--- INSTRUCTION ---
Copy every line of the data that contains the string "with".

--- DATA TO USE ---

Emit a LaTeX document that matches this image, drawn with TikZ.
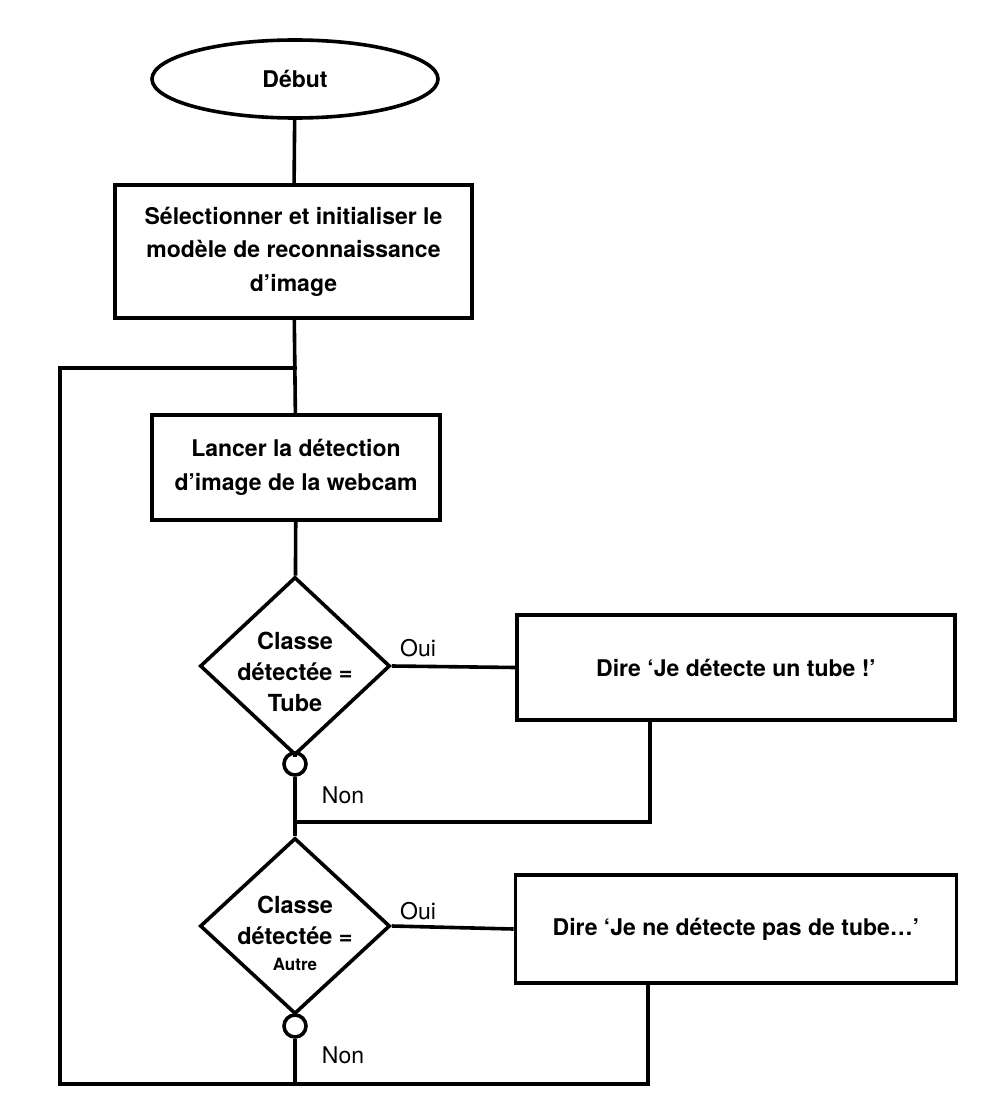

...

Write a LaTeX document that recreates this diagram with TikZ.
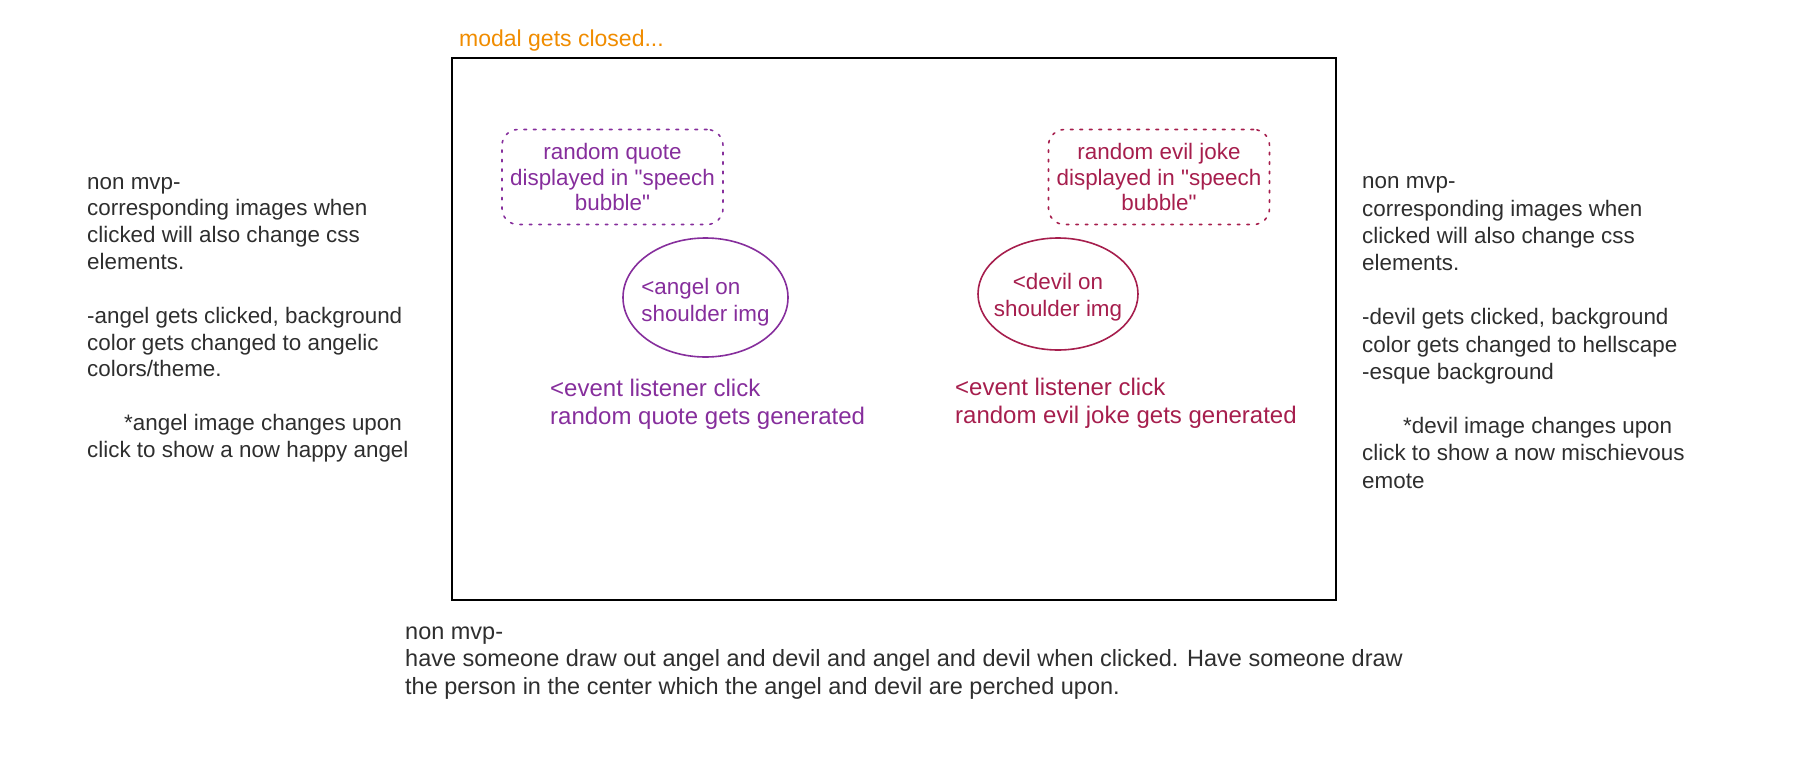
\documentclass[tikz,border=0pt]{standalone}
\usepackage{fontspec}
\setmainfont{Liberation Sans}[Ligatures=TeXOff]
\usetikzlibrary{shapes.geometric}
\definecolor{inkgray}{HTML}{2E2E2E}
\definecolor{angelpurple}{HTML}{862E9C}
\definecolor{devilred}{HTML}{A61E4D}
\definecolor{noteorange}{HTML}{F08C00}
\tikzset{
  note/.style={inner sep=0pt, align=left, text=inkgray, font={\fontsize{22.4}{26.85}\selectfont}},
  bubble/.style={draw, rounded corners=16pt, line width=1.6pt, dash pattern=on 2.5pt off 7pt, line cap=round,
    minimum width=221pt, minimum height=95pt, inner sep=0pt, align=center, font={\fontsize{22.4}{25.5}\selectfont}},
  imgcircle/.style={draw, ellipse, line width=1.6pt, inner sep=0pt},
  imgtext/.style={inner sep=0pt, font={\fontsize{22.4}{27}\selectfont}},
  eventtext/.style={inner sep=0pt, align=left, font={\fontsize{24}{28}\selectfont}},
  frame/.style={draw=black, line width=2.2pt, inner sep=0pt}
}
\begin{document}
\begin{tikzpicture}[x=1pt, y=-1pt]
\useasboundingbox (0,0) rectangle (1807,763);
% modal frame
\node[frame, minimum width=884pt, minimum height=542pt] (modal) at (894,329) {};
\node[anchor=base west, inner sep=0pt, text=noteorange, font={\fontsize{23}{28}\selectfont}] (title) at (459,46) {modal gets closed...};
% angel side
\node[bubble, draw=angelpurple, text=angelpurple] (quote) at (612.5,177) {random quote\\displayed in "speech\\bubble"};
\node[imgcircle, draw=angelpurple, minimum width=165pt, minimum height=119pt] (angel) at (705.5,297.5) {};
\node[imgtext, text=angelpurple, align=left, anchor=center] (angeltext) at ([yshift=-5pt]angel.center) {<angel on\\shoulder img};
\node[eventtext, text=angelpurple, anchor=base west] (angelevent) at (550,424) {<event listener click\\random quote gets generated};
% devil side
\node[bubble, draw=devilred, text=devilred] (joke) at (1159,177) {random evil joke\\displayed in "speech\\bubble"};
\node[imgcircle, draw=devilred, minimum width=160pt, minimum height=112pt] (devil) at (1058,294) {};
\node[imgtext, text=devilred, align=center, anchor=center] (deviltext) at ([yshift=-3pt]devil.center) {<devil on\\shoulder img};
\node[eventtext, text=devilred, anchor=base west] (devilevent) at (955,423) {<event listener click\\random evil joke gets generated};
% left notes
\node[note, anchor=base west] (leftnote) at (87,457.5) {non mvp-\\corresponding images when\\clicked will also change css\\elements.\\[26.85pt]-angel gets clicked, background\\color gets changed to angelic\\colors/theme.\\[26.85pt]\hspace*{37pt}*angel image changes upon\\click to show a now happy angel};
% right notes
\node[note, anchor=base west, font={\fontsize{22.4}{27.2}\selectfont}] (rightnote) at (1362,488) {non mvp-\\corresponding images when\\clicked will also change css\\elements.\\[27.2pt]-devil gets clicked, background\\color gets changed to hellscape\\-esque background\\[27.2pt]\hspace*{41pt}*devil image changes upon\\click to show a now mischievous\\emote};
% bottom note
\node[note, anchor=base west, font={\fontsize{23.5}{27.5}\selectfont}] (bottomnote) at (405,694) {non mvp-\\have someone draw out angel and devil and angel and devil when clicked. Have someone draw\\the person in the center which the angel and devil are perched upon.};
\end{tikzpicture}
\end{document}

--- RESULT BELOW ---
Emit a LaTeX document that matches this image, drawn with TikZ.
Write a LaTeX document that recreates this diagram with TikZ.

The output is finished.